▶ [Exercise]:
Lines that hold the string "diagram" are to be counted; give only their number.
=== Records for the task ===
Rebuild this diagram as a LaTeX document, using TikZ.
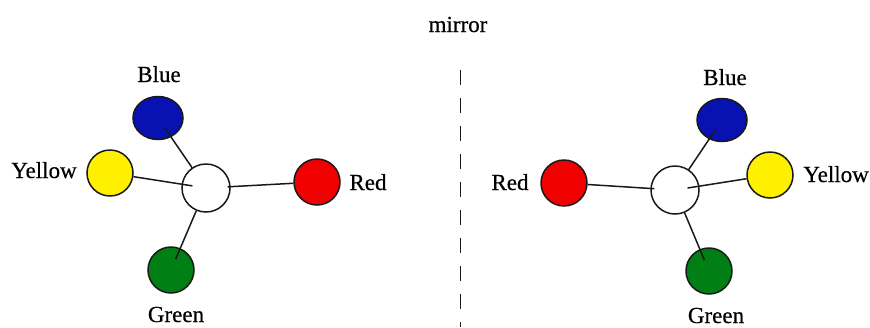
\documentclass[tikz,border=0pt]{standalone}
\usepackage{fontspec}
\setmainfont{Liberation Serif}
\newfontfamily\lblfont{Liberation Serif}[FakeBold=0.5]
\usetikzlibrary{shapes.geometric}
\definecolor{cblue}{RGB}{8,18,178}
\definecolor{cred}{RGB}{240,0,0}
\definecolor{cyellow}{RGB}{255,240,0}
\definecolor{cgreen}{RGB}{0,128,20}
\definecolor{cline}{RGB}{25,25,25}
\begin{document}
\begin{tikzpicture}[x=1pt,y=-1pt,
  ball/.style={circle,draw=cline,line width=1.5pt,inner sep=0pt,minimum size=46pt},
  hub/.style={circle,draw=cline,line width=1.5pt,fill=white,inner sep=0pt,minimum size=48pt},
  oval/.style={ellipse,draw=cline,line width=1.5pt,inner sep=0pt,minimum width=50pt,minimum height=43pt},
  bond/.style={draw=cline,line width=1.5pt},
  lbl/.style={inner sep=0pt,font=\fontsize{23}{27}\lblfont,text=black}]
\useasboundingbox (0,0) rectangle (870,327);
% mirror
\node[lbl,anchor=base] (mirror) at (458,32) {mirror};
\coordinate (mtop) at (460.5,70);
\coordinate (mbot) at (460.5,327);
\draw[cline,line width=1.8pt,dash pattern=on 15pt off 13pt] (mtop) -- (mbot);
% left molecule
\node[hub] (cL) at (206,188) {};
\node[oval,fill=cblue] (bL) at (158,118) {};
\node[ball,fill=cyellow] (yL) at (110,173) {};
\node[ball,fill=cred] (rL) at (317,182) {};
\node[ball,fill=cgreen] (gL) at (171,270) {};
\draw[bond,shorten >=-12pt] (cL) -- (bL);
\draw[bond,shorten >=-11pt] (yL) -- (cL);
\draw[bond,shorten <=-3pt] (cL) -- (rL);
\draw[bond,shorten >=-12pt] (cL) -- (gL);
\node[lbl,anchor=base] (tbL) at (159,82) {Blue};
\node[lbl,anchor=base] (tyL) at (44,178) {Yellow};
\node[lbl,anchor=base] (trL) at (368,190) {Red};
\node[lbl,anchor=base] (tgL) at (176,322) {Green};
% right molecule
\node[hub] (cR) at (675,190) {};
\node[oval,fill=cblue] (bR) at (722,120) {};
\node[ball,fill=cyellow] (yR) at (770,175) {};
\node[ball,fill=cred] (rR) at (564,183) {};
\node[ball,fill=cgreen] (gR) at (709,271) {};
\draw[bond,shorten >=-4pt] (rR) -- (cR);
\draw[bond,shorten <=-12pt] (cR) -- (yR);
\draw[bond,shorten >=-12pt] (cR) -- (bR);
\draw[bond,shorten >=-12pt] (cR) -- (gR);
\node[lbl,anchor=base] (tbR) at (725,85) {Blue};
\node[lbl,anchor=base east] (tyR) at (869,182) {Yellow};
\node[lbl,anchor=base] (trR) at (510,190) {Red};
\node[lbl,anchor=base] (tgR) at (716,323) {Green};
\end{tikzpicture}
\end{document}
===
=== Records for the task ===
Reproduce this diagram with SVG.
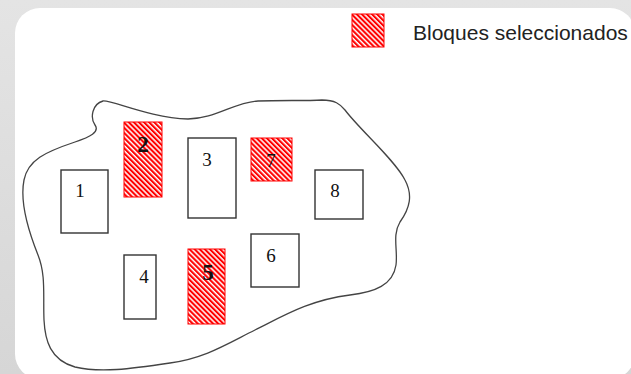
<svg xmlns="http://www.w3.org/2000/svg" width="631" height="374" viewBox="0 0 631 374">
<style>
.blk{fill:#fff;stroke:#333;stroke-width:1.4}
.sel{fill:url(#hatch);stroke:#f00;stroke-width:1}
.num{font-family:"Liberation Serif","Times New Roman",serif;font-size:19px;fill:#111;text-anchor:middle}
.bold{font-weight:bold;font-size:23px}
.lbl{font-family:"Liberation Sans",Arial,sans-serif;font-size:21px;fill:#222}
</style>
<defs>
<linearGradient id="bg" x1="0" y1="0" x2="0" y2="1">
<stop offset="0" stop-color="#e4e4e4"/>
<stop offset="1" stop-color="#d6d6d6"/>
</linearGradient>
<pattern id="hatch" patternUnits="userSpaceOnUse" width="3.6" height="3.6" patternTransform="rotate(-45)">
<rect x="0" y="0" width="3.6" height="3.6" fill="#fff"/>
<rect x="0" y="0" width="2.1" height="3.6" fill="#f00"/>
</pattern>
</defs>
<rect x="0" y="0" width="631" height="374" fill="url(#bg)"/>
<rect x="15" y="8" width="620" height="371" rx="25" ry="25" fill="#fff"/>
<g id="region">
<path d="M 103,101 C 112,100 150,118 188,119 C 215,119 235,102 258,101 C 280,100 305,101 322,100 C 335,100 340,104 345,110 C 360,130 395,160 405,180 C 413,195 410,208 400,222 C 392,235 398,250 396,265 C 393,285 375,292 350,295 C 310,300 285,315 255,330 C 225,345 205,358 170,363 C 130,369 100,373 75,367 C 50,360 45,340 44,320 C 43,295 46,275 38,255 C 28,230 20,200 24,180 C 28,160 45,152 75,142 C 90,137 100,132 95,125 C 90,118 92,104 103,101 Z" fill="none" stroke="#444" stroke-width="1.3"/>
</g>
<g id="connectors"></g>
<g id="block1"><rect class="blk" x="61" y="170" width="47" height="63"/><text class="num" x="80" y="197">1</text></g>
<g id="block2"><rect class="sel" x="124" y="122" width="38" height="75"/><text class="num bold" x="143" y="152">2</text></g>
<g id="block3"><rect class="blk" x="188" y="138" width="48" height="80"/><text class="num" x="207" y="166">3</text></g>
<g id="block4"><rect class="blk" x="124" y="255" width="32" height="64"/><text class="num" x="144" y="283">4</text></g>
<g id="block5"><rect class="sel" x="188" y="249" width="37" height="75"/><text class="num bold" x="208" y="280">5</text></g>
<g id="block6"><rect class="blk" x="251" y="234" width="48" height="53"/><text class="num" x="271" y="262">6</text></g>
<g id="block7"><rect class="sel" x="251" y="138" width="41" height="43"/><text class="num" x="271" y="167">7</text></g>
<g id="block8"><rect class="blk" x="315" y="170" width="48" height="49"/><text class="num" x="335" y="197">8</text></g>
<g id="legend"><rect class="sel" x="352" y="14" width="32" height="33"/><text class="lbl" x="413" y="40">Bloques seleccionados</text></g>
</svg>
===
▶ [Full answer]:
2